Mit elegantem Schwung hangelt sich Orang-Utan-Weibchen Cahaya im Zoo Zürich von Ast zu Ast. Da heisst es für ihren kleinen Sohn Malou: gut festhalten, sonst droht der Absturz. Damit nichts passiert, stützt seine Mutter ihn stets mit einem Arm oder einem Bein.
Das will, auch für geschickte Kletterer, erst einmal gelernt sein. Richtig akrobatisch wird es, wenn Cahaya mit verschiedenen Werkzeugen nach verstecktem Futter sucht, denn dann braucht sie auch noch eine Hand, um beispielsweise einen Stock zu halten. „Orang-Utans sind die kreativsten der Menschenaffen“, sagte Zoodirektor Alex Rübel am Mittwoch beim Zoo Apéro.
Doch Fortbewegung und Futtersuche mit dem Nachwuchs war nicht die einzige Schwierigkeit, mit der Mutter und Sohn im Zoo Zürich erst einmal zu kämpfen hatten.

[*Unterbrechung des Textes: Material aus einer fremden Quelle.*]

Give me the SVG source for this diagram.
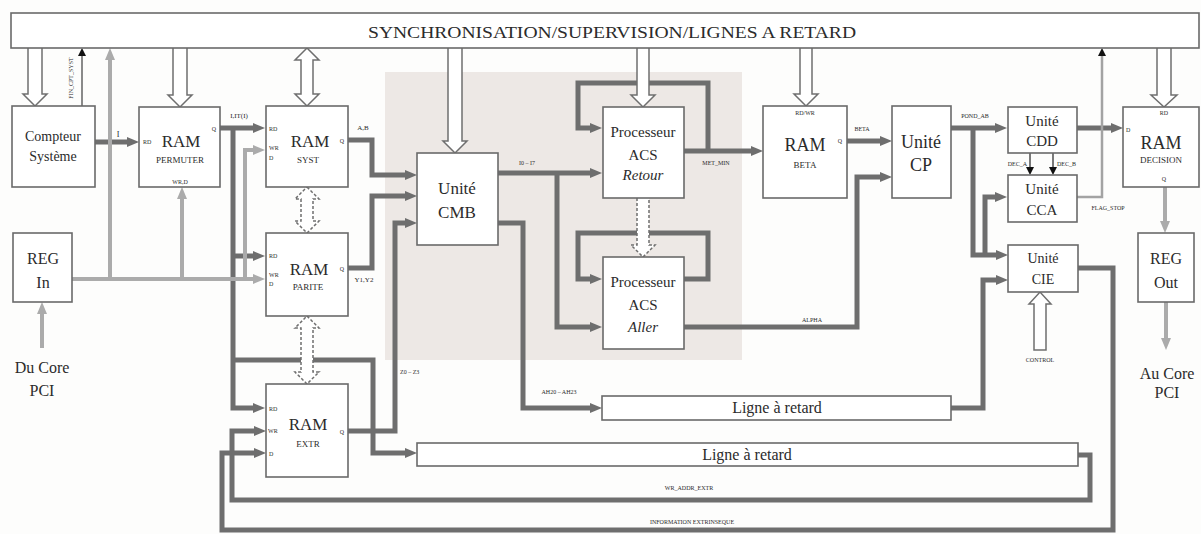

Malou ist das erste Junge der zehnjährigen Cahaya und kam am 6. April zur Welt.
Doch unmittelbar nach der Geburt hatte die Grossmutter das Neugeborene zu sich genommen. Der Tierarzt versetzte beide Weibchen in Narkose und legte Malou seiner Mutter an die Brust. Beide wurden einige Tage von der Gruppe abgetrennt, um eine stabile Mutter-Kind-Beziehung aufzubauen.
Artenschutz durch Konsumverhalten
Orang-Utan bedeutet auf malayisch „Waldmensch“, was zum einen auf die Verwandtschaft mit dem Menschen, zum anderen auf den Lebensraum hinweist. „Nur eine geringe Differenz im Genom entscheidet darüber, auf welcher Seite der Scheibe Sie stehen“, sagte Robert Zingg, Kurator des Zoo Zürich. Die „Waldmenschen“ leben auf Sumatra und Borneo. Beide Populationen werden inzwischen als eigenständige Arten betrachtet.
Die Sumatra Orang-Utan-Gruppe in Zürich zählt mit dem Neugeborenen acht Mitglieder. Das ist eine verhältnismässig grosse Gruppe und mehr als ein Promille des Weltbestandes. Die Tiere stehen auf der Roten Liste und gelten als stark bedroht. So ist ihr Bestand in den vergangenen 75 Jahren um über 80 Prozent geschrumpft. Schätzungen gehen davon aus, dass es heute weniger als 7000 Individuen gibt.
Der Zoo Zürich setzt sich über das Europäische Erhaltungszuchtprogramm für die Orang-Utans ein. Ausserdem arbeitet er mit der Stiftung PanEco zusammen, die sich für den Schutz des Lebensraums der Orang-Utans und für die nachhaltige Produktion von Palmöl engagiert. Die Stiftung ermöglicht aber auch Tieren, die in Gefangenschaft gehalten wurden, die Rückkehr in die Freiheit. Seit 1999 hat PanEco mehr als 120 Tiere ausgewildert.
Auch im Zoo Zürich gibt es einen weiteren, kleinen Lichtblick für den Erhalt der Menschenaffen: Noch ein Orang-Utan-Weibchen erwartet Nachwuchs. Festgestellt wurde dies durch einen Schwangerschaftstest: genau der gleiche übrigens, der auch für Menschen verwendet wird.